> _Exercise brief_
Print the material below exactly as it stands, please, from its first line to the line holding "1.57e-16, 1.40e-16, 1.26e-16, 1.03e-16]", with no pictures.

> _Recorded information_
((
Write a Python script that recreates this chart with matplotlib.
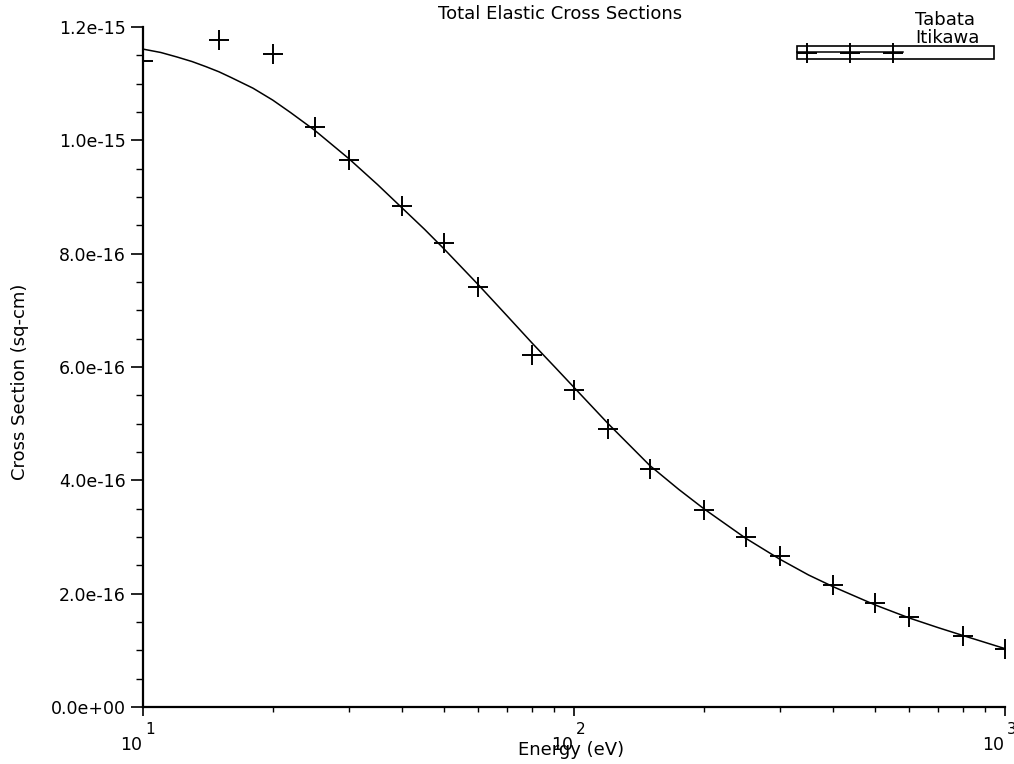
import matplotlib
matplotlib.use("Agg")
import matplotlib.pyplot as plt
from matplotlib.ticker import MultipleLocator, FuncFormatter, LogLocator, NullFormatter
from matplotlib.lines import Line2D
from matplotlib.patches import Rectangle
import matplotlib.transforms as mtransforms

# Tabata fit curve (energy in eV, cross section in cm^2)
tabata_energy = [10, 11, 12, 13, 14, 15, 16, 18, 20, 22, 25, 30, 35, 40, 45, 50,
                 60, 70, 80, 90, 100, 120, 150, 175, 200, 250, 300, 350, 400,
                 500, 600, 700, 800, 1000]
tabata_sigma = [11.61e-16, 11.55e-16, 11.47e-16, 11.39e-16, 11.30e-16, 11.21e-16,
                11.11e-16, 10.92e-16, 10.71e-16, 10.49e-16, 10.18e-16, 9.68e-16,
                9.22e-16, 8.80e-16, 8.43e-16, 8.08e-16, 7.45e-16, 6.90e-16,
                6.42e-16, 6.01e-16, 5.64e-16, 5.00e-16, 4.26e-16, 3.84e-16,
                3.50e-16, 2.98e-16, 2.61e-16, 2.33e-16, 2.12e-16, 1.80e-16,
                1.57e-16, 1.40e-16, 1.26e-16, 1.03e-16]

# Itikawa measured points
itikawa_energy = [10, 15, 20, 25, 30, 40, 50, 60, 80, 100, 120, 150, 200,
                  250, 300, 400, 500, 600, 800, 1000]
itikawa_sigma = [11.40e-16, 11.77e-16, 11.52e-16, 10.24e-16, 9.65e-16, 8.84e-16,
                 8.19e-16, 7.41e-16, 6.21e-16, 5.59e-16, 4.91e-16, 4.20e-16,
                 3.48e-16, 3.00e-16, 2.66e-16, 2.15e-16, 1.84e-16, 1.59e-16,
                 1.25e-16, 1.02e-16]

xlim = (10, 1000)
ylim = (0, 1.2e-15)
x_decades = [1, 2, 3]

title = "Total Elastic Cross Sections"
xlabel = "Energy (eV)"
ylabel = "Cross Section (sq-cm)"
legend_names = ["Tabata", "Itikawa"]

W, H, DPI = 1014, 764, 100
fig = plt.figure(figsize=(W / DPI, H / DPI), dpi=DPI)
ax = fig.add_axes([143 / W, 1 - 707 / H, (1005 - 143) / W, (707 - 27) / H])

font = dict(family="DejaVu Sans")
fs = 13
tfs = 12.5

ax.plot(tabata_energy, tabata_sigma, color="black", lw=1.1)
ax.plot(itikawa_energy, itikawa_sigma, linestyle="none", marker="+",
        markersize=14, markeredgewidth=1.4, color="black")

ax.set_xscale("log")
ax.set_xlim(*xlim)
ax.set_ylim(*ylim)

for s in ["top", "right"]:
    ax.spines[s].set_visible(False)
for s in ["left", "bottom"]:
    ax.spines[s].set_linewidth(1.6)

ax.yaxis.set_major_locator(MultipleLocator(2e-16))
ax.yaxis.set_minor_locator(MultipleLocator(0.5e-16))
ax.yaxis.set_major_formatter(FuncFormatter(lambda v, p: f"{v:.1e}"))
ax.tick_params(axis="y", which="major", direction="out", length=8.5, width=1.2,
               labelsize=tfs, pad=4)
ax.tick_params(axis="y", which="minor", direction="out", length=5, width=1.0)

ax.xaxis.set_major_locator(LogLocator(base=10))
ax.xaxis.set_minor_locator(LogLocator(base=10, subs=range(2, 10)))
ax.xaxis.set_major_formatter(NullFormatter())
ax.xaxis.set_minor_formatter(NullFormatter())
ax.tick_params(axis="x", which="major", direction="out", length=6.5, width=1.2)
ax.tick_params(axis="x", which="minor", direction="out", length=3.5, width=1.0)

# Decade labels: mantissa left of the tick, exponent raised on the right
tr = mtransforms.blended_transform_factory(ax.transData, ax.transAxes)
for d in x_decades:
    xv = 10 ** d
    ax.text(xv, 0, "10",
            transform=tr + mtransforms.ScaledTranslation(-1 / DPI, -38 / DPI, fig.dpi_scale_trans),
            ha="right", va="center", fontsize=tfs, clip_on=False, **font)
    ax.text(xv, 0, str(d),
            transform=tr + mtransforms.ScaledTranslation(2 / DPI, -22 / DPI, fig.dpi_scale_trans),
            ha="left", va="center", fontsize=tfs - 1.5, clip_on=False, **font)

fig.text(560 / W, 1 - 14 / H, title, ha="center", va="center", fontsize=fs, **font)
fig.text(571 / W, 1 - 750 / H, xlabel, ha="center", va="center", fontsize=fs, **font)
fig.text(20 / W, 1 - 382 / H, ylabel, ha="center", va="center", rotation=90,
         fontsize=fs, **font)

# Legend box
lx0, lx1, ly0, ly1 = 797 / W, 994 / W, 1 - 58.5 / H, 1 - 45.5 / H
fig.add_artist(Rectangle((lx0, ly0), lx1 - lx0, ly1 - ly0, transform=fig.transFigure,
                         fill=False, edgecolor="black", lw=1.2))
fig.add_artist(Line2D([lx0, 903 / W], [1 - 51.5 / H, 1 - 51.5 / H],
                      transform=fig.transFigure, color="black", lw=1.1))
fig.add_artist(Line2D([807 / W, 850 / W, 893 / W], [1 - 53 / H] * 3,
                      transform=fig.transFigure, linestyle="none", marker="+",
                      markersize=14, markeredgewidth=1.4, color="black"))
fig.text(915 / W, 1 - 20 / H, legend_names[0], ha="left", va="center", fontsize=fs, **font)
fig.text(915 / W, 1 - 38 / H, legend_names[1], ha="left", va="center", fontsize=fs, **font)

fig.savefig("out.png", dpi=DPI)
))
> _Solution to the exercise_
Write a Python script that recreates this chart with matplotlib.
import matplotlib
matplotlib.use("Agg")
import matplotlib.pyplot as plt
from matplotlib.ticker import MultipleLocator, FuncFormatter, LogLocator, NullFormatter
from matplotlib.lines import Line2D
from matplotlib.patches import Rectangle
import matplotlib.transforms as mtransforms

# Tabata fit curve (energy in eV, cross section in cm^2)
tabata_energy = [10, 11, 12, 13, 14, 15, 16, 18, 20, 22, 25, 30, 35, 40, 45, 50,
                 60, 70, 80, 90, 100, 120, 150, 175, 200, 250, 300, 350, 400,
                 500, 600, 700, 800, 1000]
tabata_sigma = [11.61e-16, 11.55e-16, 11.47e-16, 11.39e-16, 11.30e-16, 11.21e-16,
                11.11e-16, 10.92e-16, 10.71e-16, 10.49e-16, 10.18e-16, 9.68e-16,
                9.22e-16, 8.80e-16, 8.43e-16, 8.08e-16, 7.45e-16, 6.90e-16,
                6.42e-16, 6.01e-16, 5.64e-16, 5.00e-16, 4.26e-16, 3.84e-16,
                3.50e-16, 2.98e-16, 2.61e-16, 2.33e-16, 2.12e-16, 1.80e-16,
                1.57e-16, 1.40e-16, 1.26e-16, 1.03e-16]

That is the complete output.